Go through the lines below. Copy those with "seaborn".

****************************************

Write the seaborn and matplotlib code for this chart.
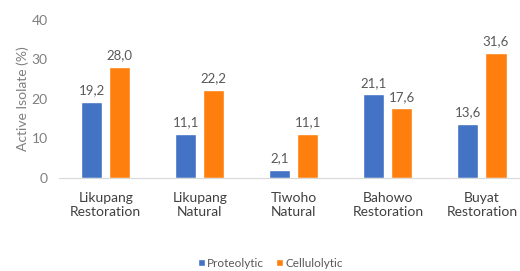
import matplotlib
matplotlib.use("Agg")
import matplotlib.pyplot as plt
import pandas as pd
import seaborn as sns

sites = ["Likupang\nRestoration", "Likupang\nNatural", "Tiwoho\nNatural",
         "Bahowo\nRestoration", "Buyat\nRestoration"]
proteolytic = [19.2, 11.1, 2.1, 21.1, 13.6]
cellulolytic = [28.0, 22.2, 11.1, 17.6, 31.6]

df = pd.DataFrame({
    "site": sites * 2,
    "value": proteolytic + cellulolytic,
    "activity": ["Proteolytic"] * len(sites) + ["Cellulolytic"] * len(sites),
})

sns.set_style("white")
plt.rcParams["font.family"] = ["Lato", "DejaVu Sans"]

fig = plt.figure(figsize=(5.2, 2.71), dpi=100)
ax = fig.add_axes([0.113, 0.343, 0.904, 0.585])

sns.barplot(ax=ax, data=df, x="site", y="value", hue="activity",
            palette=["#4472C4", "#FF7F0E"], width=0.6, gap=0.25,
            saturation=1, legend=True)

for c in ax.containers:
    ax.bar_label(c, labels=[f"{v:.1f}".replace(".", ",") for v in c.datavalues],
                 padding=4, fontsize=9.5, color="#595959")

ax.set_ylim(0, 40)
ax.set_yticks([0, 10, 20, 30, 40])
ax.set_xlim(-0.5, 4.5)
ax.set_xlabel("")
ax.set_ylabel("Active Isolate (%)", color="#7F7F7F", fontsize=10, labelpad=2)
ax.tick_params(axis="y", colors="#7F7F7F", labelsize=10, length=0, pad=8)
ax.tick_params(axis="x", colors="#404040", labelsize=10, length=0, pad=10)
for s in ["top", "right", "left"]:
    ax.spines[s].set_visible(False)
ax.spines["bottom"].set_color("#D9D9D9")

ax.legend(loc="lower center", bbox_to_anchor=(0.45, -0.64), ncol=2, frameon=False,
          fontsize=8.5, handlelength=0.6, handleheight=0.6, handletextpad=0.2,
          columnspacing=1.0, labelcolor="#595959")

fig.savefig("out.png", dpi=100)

****************************************

| Solution |
Write the seaborn and matplotlib code for this chart.
import seaborn as sns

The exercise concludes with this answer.